Citations:
- Immigration and Nationality Act (INA) §203(b)(2)(B)
- 8 USC §1153(b)(2)(B)
- 8 CFR § 204.5(k) et. seq.
- Adjudicator’s Field Manual (AFM) 22.2(j)(4)
- Matter of New York State Dep’t of Transportation (NYSDOT), 22 I&N Dec. 215
The National Interest Waiver (NIW) is a sub-category of the Employment-Based (EB) 2nd preference immigration category. The EB-2 category allocates immigrant visas (i.e., grants of Lawful Permanent Resident (LPR) status, aka green cards) at an annual level equivalent to 28.6% of all worldwide immigrant visas (approx. 40,000 per year), plus any unused immigrant visas from the EB-1 category. EB-2 is generally reserved for “members of the professions holding advanced degrees” or persons of “exceptional ability” (as opposed to the more stringent “extraordinary ability” requirement for the EB-1 category).

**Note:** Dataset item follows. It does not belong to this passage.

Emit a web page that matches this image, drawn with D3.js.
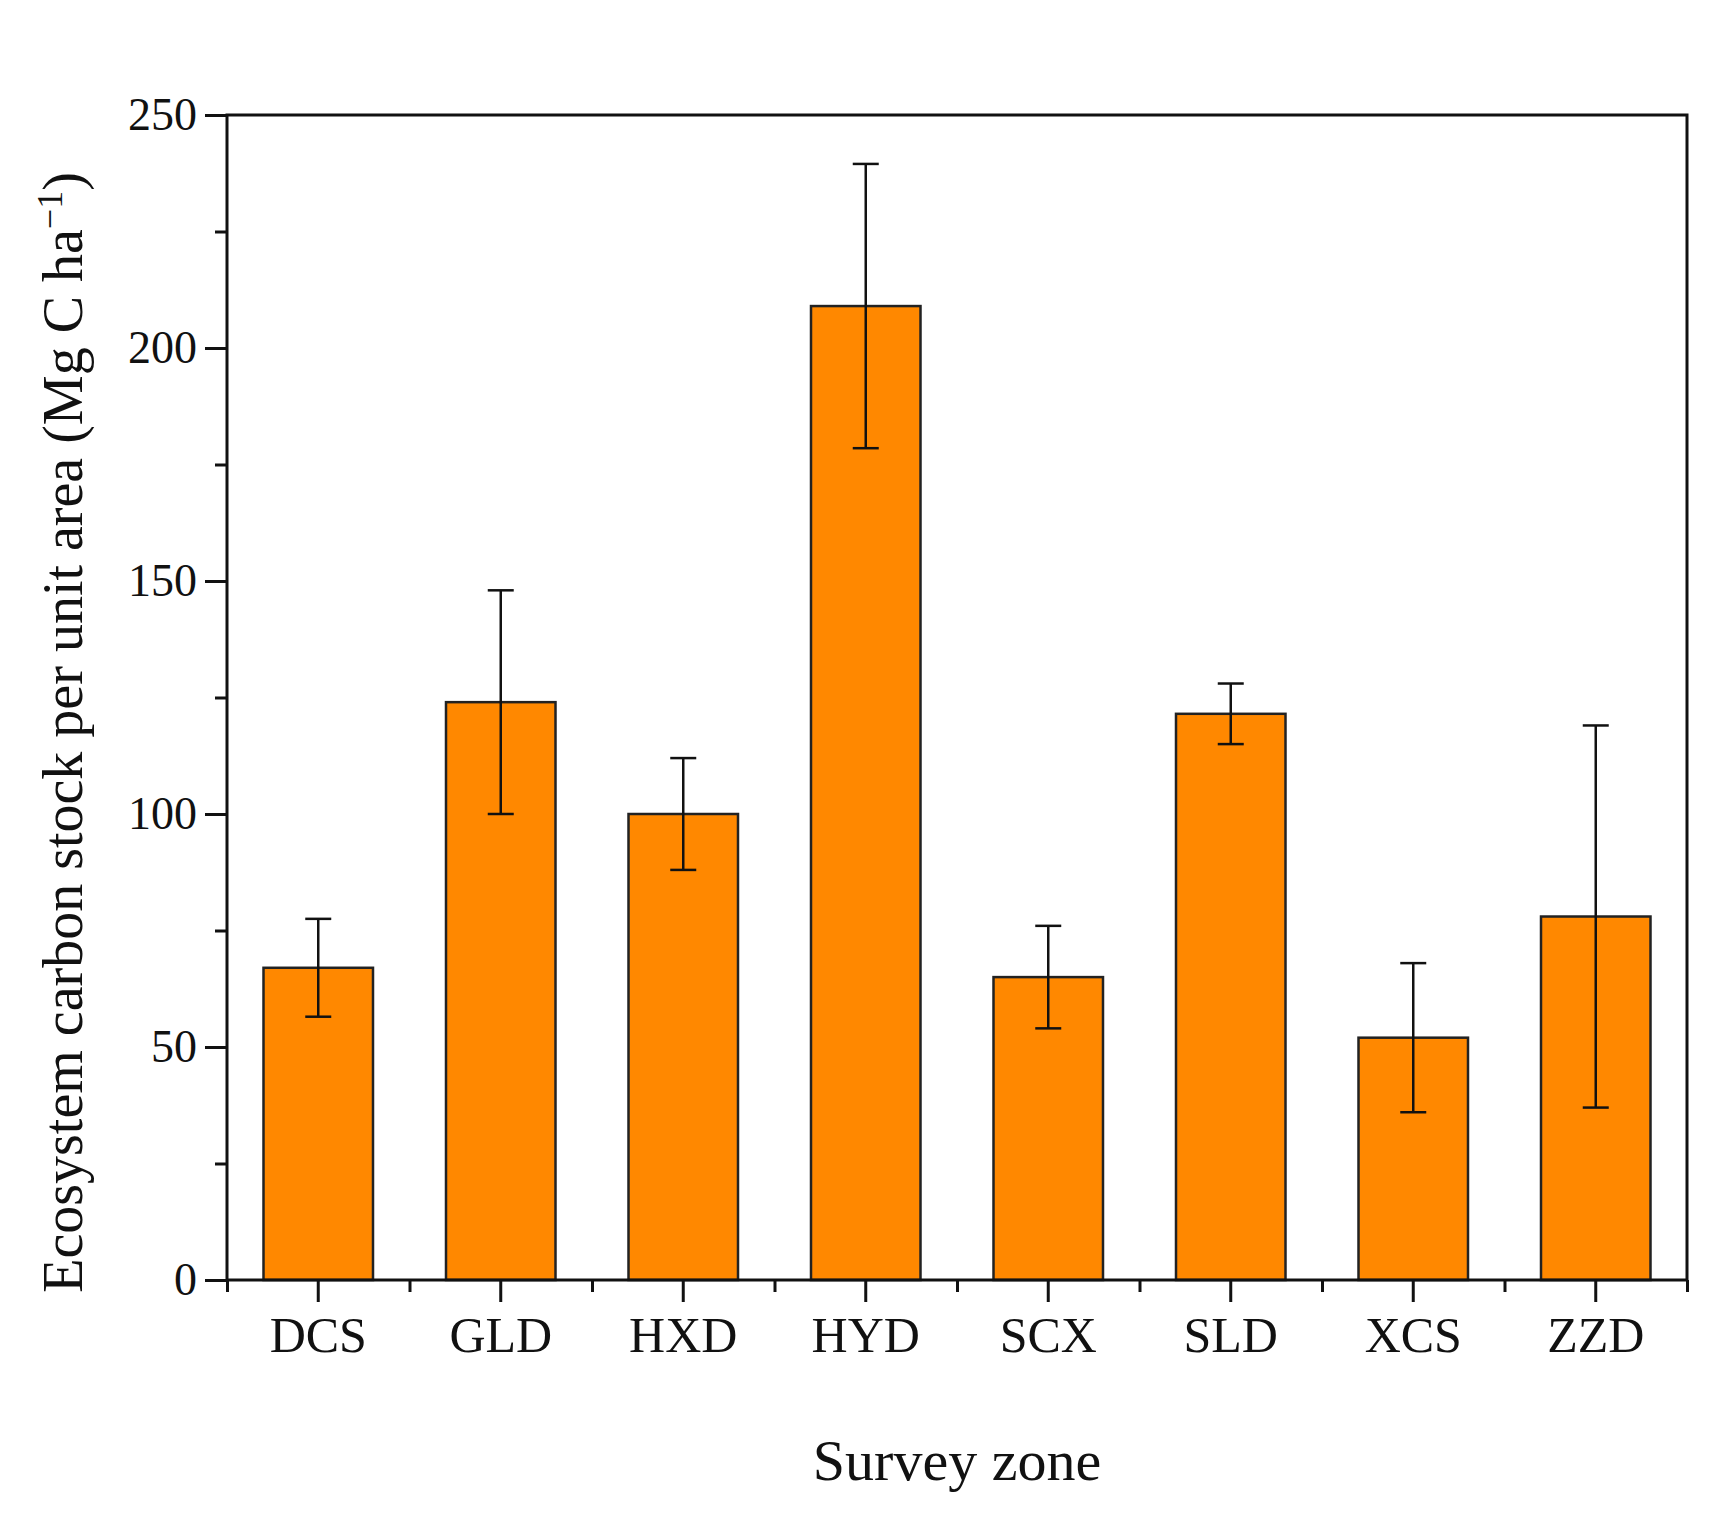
<!DOCTYPE html>
<html><head><meta charset="utf-8">
<script src="https://cdn.jsdelivr.net/npm/d3@7"></script>
<style>body{margin:0;background:#fff}</style>
</head><body>
<script>
// data
const zones = ['DCS', 'GLD', 'HXD', 'HYD', 'SCX', 'SLD', 'XCS', 'ZZD']
const means = [67, 124, 100, 209, 65, 121.5, 52, 78]
const errs = [10.5, 24, 12, 30.5, 11, 6.5, 16, 41]
const yTicks = [0, 50, 100, 150, 200, 250]

const m = {width: 1725, height: 1515, left: 227, right: 1687, top: 115, bottom: 1280}
const font = '"Liberation Serif", "DejaVu Serif", serif'

const svg = d3.select('body').append('svg')
    .attr('width', m.width)
    .attr('height', m.height)

const x = d3.scaleBand().domain(zones).range([m.left, m.right]).padding(0)
const y = d3.scaleLinear().domain([0, 250]).range([m.bottom, m.top])
const bw = x.bandwidth() * 0.6

// bars
svg.selectAll('rect.bar').data(zones).join('rect')
    .attr('x', d => x(d) + (x.bandwidth() - bw) / 2)
    .attr('y', (d, i) => y(means[i]))
    .attr('width', bw)
    .attr('height', (d, i) => y(0) - y(means[i]))
    .attr('fill', '#ff8800')
    .attr('stroke', '#222')
    .attr('stroke-width', 2.5)

// error bars
const eb = svg.append('g').attr('stroke', '#111').attr('stroke-width', 2.5)
zones.forEach((d, i) => {
    const cx = x(d) + x.bandwidth() / 2
    eb.append('line').attr('x1', cx).attr('x2', cx).attr('y1', y(means[i] - errs[i])).attr('y2', y(means[i] + errs[i]))
    ;[means[i] - errs[i], means[i] + errs[i]].forEach(v =>
        eb.append('line').attr('x1', cx - 13).attr('x2', cx + 13).attr('y1', y(v)).attr('y2', y(v)))
})

// frame
svg.append('rect').attr('x', m.left).attr('y', m.top)
    .attr('width', m.right - m.left).attr('height', m.bottom - m.top)
    .attr('fill', 'none').attr('stroke', '#111').attr('stroke-width', 3)

// y axis, major + minor ticks
const yAxis = svg.append('g').attr('transform', `translate(${m.left},0)`)
    .call(d3.axisLeft(y).tickValues(yTicks).tickSize(22).tickPadding(8))
yAxis.append('g').call(d3.axisLeft(y).tickValues(d3.range(25, 250, 50)).tickSize(12).tickFormat(''))
yAxis.selectAll('.domain').remove()
yAxis.selectAll('line').attr('stroke', '#111').attr('stroke-width', 3)
yAxis.selectAll('text').attr('font-family', font).attr('font-size', 46).attr('fill', '#111').attr('dy', '0.32em')

// x axis
const xAxis = svg.append('g').attr('transform', `translate(0,${m.bottom})`)
    .call(d3.axisBottom(x).tickSize(22).tickPadding(14))
xAxis.append('g').call(d3.axisBottom(d3.scaleLinear().domain([0, 8]).range([m.left, m.right]))
    .tickValues(d3.range(0, 9)).tickSize(12).tickFormat(''))
xAxis.selectAll('.domain').remove()
xAxis.selectAll('line').attr('stroke', '#111').attr('stroke-width', 3)
xAxis.selectAll('text').attr('font-family', font).attr('font-size', 50).attr('fill', '#111')

// axis titles
svg.append('text')
    .attr('x', (m.left + m.right) / 2).attr('y', 1480)
    .attr('text-anchor', 'middle')
    .attr('font-family', font).attr('font-size', 58).attr('fill', '#111')
    .text('Survey zone')

const yl = svg.append('text')
    .attr('transform', `translate(82, ${(m.top + m.bottom) / 2 + 35})rotate(-90)`)
    .attr('text-anchor', 'middle')
    .attr('font-family', font).attr('font-size', 56).attr('fill', '#111')
yl.append('tspan').text('Ecosystem carbon stock per unit area (Mg C ha')
yl.append('tspan').attr('dy', -20).attr('font-size', 36).text('\u22121')
yl.append('tspan').attr('dy', 20).text(')')
</script>
</body></html>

There are two significant differences between the EB-1 and EB-2 categories. First, qualifying foreign workers may self-petition for LPR status in the EB-1 category – that is, petition for LPR status without a standing job offer from a U.S. employer – if claiming eligibility as a person of extraordinary ability, or as a multinational executive or manager. Workers in the third EB-1 sub-category, outstanding professors or researchers, must have a tenure or tenure track offer from a university or institute of higher education, or a private employer actively engaged in the research, thus may not self-petition.